The rules of society were kept by the synagogue – people meeting together to observe the rules and be bound by them. Jairus was the ruler of the synagogue, the ruler of the rule-keepers, that ruled people in or ruled people out, that ruled people like our friend in the story out, and that made all women like her unclean, untouchable outcasts of society. Jairus had the power, privilege and prestige of being the ruler of the synagogue – and his daughter will have benefitted all her life from the prestige and protection of bring his daughter. There is such a contrast between the woman and the girl.

Did you notice how the crowd outside Jairus’s house laughed at Jesus? I was hurt when I read that. How dare they? But then I realised that this was the ruler’s family, his house, his daughter. They were used to being the most important. They were used to being first. They were probably offended that Jesus had put them last because he had allowed the least to interrupt him and make him late.

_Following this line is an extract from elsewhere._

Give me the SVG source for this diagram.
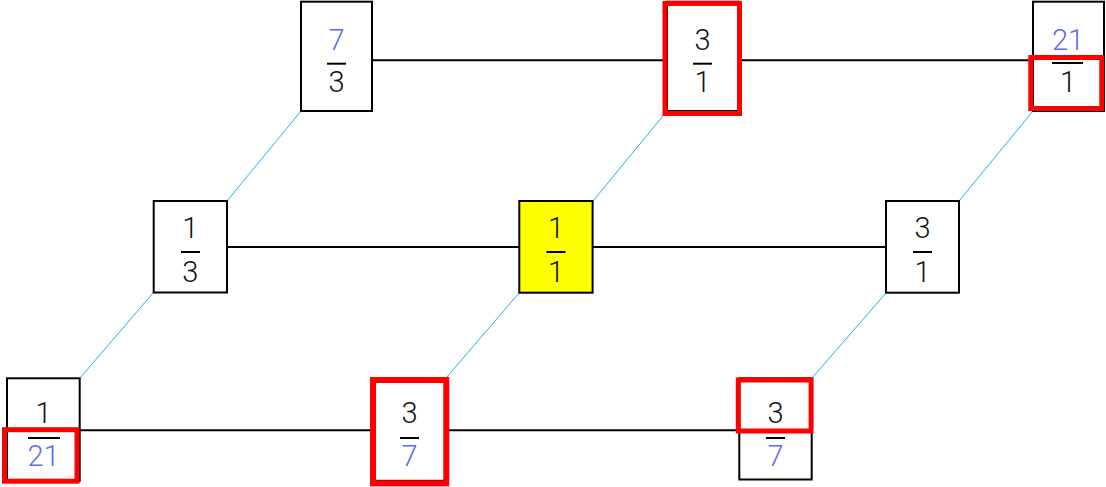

He was late because he wanted to know who had touched him. He’d felt something. She comes forward and tells him “the whole truth”. It was this that made Jesus late for his next appointment. He had put the last first. He had been touched by the least, the outcast – this poor woman. He listened to the whole truth from her. I love that phrase “the whole truth” – the truth of her suffering, the truth of her isolation, the truth of her treatment, the truth of her poverty, the truth of her loneliness and the truth of her faith in Jesus, that he, of all people could bear her touch.

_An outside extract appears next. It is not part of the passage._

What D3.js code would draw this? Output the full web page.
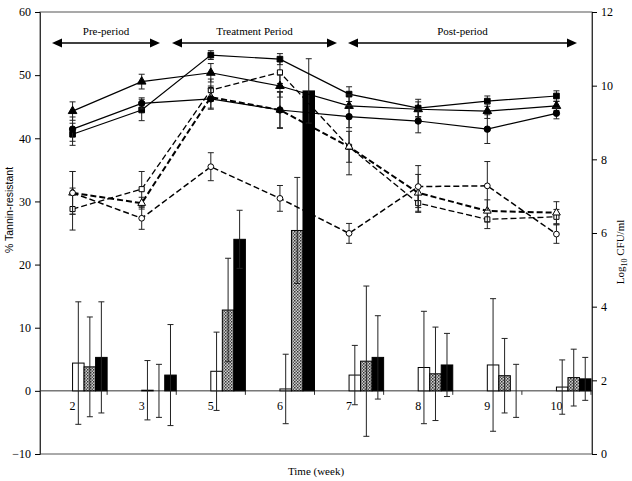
<!DOCTYPE html>
<html>
<head>
<meta charset="utf-8">
<script src="https://cdn.jsdelivr.net/npm/d3@7"></script>
<style>
  body { margin: 0; background: #fff; }
  svg text { font-family: "Liberation Serif", "Times New Roman", serif; }
</style>
</head>
<body>
<svg id="chart" width="632" height="481"></svg>
<script>
// weeks on the category axis
const weeks = ['2', '3', '5', '6', '7', '8', '9', '10'];

// % tannin-resistant bars (left axis) and their error (+/-)
const barWhite = [4.4, 0.1, 3.1, 0.3, 2.5, 3.7, 4.1, 0.6];
const barWhiteErr = [9.7, 4.7, 6.2, 5.5, 4.7, 8.9, 10.5, 4.3];
const barHatched = [3.8, 0, 12.8, 25.4, 4.7, 2.7, 2.4, 2.1];
const barHatchedErr = [7.9, 4.2, 8.2, 8.4, 11.9, 7.4, 5.9, 4.5];
const barBlack = [5.3, 2.5, 24.0, 47.5, 5.3, 4.1, 0, 1.9];
const barBlackErr = [8.8, 8.0, 4.6, 5.1, 6.6, 5.0, 4.2, 3.4];

// log10 CFU/ml lines (right axis)
const solidSquare = [8.68, 9.34, 10.83, 10.72, 9.77, 9.39, 9.58, 9.72];
const solidSquareErr = [0.3, 0.29, 0.12, 0.15, 0.2, 0.24, 0.14, 0.14];
const solidTriangle = [9.31, 10.11, 10.35, 9.99, 9.45, 9.36, 9.31, 9.45];
const solidTriangleErr = [0.25, 0.2, 0.25, 0.3, 0.3, 0.2, 0.2, 0.12];
const solidCircle = [8.82, 9.52, 9.64, 9.34, 9.16, 9.04, 8.82, 9.25];
const solidCircleErr = [0.33, 0.15, 0.28, 0.48, 0.3, 0.32, 0.39, 0.15];

const dashSquare = [6.65, 7.19, 9.88, 10.36, 8.34, 6.81, 6.37, 6.44];
const dashSquareErr = [0.57, 0.48, 0.3, 0.3, 0.42, 0.25, 0.25, 0.2];
const dashTriangle = [7.09, 6.81, 9.69, 9.34, 8.34, 7.09, 6.6, 6.55];
const dashTriangleErr = [0.58, 0.16, 0.3, 0.5, 0.76, 0.5, 0.3, 0.3];
const dashCircle = [7.09, 6.4, 7.8, 6.94, 5.99, 7.26, 7.28, 5.97];
const dashCircleErr = [0.58, 0.3, 0.38, 0.35, 0.27, 0.57, 0.66, 0.25];

const leftTicks = [-10, 0, 10, 20, 30, 40, 50, 60];
const rightTicks = [0, 2, 4, 6, 8, 10, 12];

// period arrows
const periodLabels = ['Pre-period', 'Treatment Period', 'Post-period'];

const svg = d3.select('#chart');
const plotL = 40, plotR = 592, plotT = 12, plotB = 454;

const x = d3.scaleBand().domain(weeks).range([38, 591]).padding(0);
const yL = d3.scaleLinear().domain([-10, 60]).range([plotB, plotT]);
const yR = d3.scaleLinear().domain([0, 12]).range([plotB, plotT]);
const cx = w => x(w) + x.bandwidth() / 2;
const bw = x.bandwidth() / 6;

// hatch pattern for the middle bars
const defs = svg.append('defs');
const pat = defs.append('pattern').attr('id', 'hatch')
  .attr('patternUnits', 'userSpaceOnUse').attr('width', 3).attr('height', 3);
pat.append('rect').attr('width', 3).attr('height', 3).attr('fill', '#d0d0d0');
pat.append('rect').attr('width', 1.5).attr('height', 1.5).attr('fill', '#333');
pat.append('rect').attr('x', 1.5).attr('y', 1.5).attr('width', 1.5).attr('height', 1.5).attr('fill', '#555');

// frame
svg.append('rect').attr('x', plotL).attr('y', plotT)
  .attr('width', plotR - plotL).attr('height', plotB - plotT)
  .attr('fill', 'none').attr('stroke', '#555').attr('stroke-width', 1);

// left axis
const ga = svg.append('g').attr('transform', `translate(${plotL},0)`)
  .call(d3.axisLeft(yL).tickValues(leftTicks).tickSize(5).tickFormat(d3.format('d')));
ga.select('.domain').attr('stroke', '#333');
ga.selectAll('text').style('font-size', '12px').attr('x', -9);

// right axis
const gr = svg.append('g').attr('transform', `translate(${plotR},0)`)
  .call(d3.axisRight(yR).tickValues(rightTicks).tickSize(5));
gr.select('.domain').attr('stroke', '#333');
gr.selectAll('text').style('font-size', '12px').attr('x', 9);

// zero line with category ticks
svg.append('line').attr('x1', plotL).attr('x2', plotR)
  .attr('y1', yL(0)).attr('y2', yL(0)).attr('stroke', '#333');
svg.selectAll('.ctick').data(weeks).enter().append('line')
  .attr('x1', d => x(d) + x.bandwidth()).attr('x2', d => x(d) + x.bandwidth())
  .attr('y1', yL(0)).attr('y2', yL(0) + 4).attr('stroke', '#333');
svg.selectAll('.clab').data(weeks).enter().append('text')
  .attr('x', d => cx(d)).attr('y', yL(0) + 19)
  .attr('text-anchor', 'middle').style('font-size', '12px').text(d => d);

// bars
const barSets = [
  { v: barWhite, e: barWhiteErr, fill: '#fff' },
  { v: barHatched, e: barHatchedErr, fill: 'url(#hatch)' },
  { v: barBlack, e: barBlackErr, fill: '#000' }
];
barSets.forEach((s, i) => {
  const g = svg.append('g');
  weeks.forEach((w, j) => {
    const bx = cx(w) + i * bw;
    const v = s.v[j];
    if (v > 0.05) {
      g.append('rect').attr('x', bx).attr('y', yL(v))
        .attr('width', bw).attr('height', yL(0) - yL(v))
        .attr('fill', s.fill).attr('stroke', '#000').attr('stroke-width', 1);
    }
    const mx = bx + bw / 2;
    const hi = yL(v + s.e[j]), lo = yL(v - s.e[j]);
    g.append('line').attr('x1', mx).attr('x2', mx).attr('y1', hi).attr('y2', lo)
      .attr('stroke', '#222').attr('stroke-width', 1);
    [hi, lo].forEach(yy => g.append('line').attr('x1', mx - 3).attr('x2', mx + 3)
      .attr('y1', yy).attr('y2', yy).attr('stroke', '#222').attr('stroke-width', 1));
  });
});

// lines
const lineSets = [
  { v: dashSquare, e: dashSquareErr, sym: d3.symbolSquare, open: true, dash: '6,3', w: 1.3 },
  { v: dashTriangle, e: dashTriangleErr, sym: d3.symbolTriangle, open: true, dash: '6,3', w: 2 },
  { v: dashCircle, e: dashCircleErr, sym: d3.symbolCircle, open: true, dash: '6,3', w: 1.5 },
  { v: solidSquare, e: solidSquareErr, sym: d3.symbolSquare, open: false, dash: null, w: 1.2 },
  { v: solidTriangle, e: solidTriangleErr, sym: d3.symbolTriangle, open: false, dash: null, w: 1.2 },
  { v: solidCircle, e: solidCircleErr, sym: d3.symbolCircle, open: false, dash: null, w: 1.2 }
];
const line = d3.line().x((d, j) => cx(weeks[j])).y(d => yR(d));
lineSets.forEach(s => {
  const g = svg.append('g');
  g.append('path').datum(s.v).attr('d', line).attr('fill', 'none')
    .attr('stroke', '#000').attr('stroke-width', s.w)
    .attr('stroke-dasharray', s.dash);
  s.v.forEach((v, j) => {
    const px = cx(weeks[j]);
    const hi = yR(v + s.e[j]), lo = yR(v - s.e[j]);
    g.append('line').attr('x1', px).attr('x2', px).attr('y1', hi).attr('y2', lo)
      .attr('stroke', '#222');
    [hi, lo].forEach(yy => g.append('line').attr('x1', px - 3).attr('x2', px + 3)
      .attr('y1', yy).attr('y2', yy).attr('stroke', '#222'));
    g.append('path').attr('d', d3.symbol().type(s.sym).size(s.open ? 26 : 32)())
      .attr('transform', `translate(${px},${yR(v)})`)
      .attr('fill', s.open ? '#fff' : '#000').attr('stroke', '#000').attr('stroke-width', 1);
  });
});

// period arrows: each spans from just left of its first week to just right of its last
const periodSpans = [[52, 160], [172, 337], [348, 577]];
const ay = 43;
periodLabels.forEach((lab, i) => {
  const [a, b] = periodSpans[i];
  svg.append('line').attr('x1', a + 8).attr('x2', b - 8)
    .attr('y1', ay).attr('y2', ay).attr('stroke', '#000').attr('stroke-width', 1.5);
  svg.append('path').attr('d', `M${a},${ay}L${a + 10},${ay - 4.5}L${a + 10},${ay + 4.5}Z`);
  svg.append('path').attr('d', `M${b},${ay}L${b - 10},${ay - 4.5}L${b - 10},${ay + 4.5}Z`);
  svg.append('text').attr('x', (a + b) / 2).attr('y', 35)
    .attr('text-anchor', 'middle').style('font-size', '11px').text(lab);
});

// axis titles
svg.append('text').attr('x', 316).attr('y', 475).attr('text-anchor', 'middle')
  .style('font-size', '11px').text('Time (week)');
svg.append('text').attr('transform', 'translate(13,210) rotate(-90)')
  .attr('text-anchor', 'middle').style('font-family', '"Liberation Sans", Arial, sans-serif')
  .style('font-size', '10.5px').text('% Tannin-resistant');
const rt = svg.append('text').attr('transform', 'translate(624,252) rotate(-90)')
  .attr('text-anchor', 'middle').style('font-size', '11px');
rt.append('tspan').text('Log');
rt.append('tspan').attr('dy', 3).style('font-size', '8px').text('10');
rt.append('tspan').attr('dy', -3).text(' CFU/ml');
</script>
</body>
</html>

This would have taken time. Jesus listens to her whole truth and finds in her faith the whole truth. He loves her. He calls her “daughter”. She is a true daughter of Israel. Her faith has made her such. She has been last but she comes first. She comes before the daughter of the ruler of the synagogue. The one who was used to coming first was going to have to wait. They were all going to have to wait while the last came first.

Where does this leave us? Loosely connected to all this I wanted to dwell on one of the words that struck me when I was reading this in preparation for today – that is the the word “crowd”. It’s mentioned three times in this passage. Hearing performance poet Harry Baker prompted me on this. He’s touring with his show he’s calling “Wonderful”.

Harry Baker performing Unashamed at his favourite place, Margate

For a moment I want to put us in the crowd around Jesus. We are, after all, here for “the gathering” (all the churches coming together). Gathering is a more genteel way of saying crowd. We’re not quite in the Glastonbury league, but we are a crowd. 

We’re with the woman who wants to reach Jesus. We’re with all those who believe Jesus can bear our touch – however unclean we may feel, or however ashamed we’ve been made to feel. We’re with all those who believe they’re a lot better for knowing Jesus than if they’d not. We’re careful not to crowd people out, particularly those others who know they only need to touch Jesus to feel better.

Shall we tell Jesus the whole truth of our lives, knowing he welcomes the interruptions of the poor, in spirit or otherwise? Or just the edited version? Or just our best side?

Shall we see in each other the whole truth, the whole truth of those we see around us, the whole truth seen by Jesus – that in the words of the psalmist (Psalm 139), that we are “fearfully and wonderfully made”? Is that how we are going to see each other? Is that how we are to make others feel? Not “unclean and ashamed”. There are already enough people making us feel like that. But “fearfully and wonderfully made” – not many see that in us, and not many are interested in “the whole truth” about ourselves – except, we hope, this crowd, these our brothers and sisters, claimed by Jesus as his sons and daughters – children in the kingdom of God, people in whom Jesus sees the truth that despite all appearances we are fearfully and wonderfully made.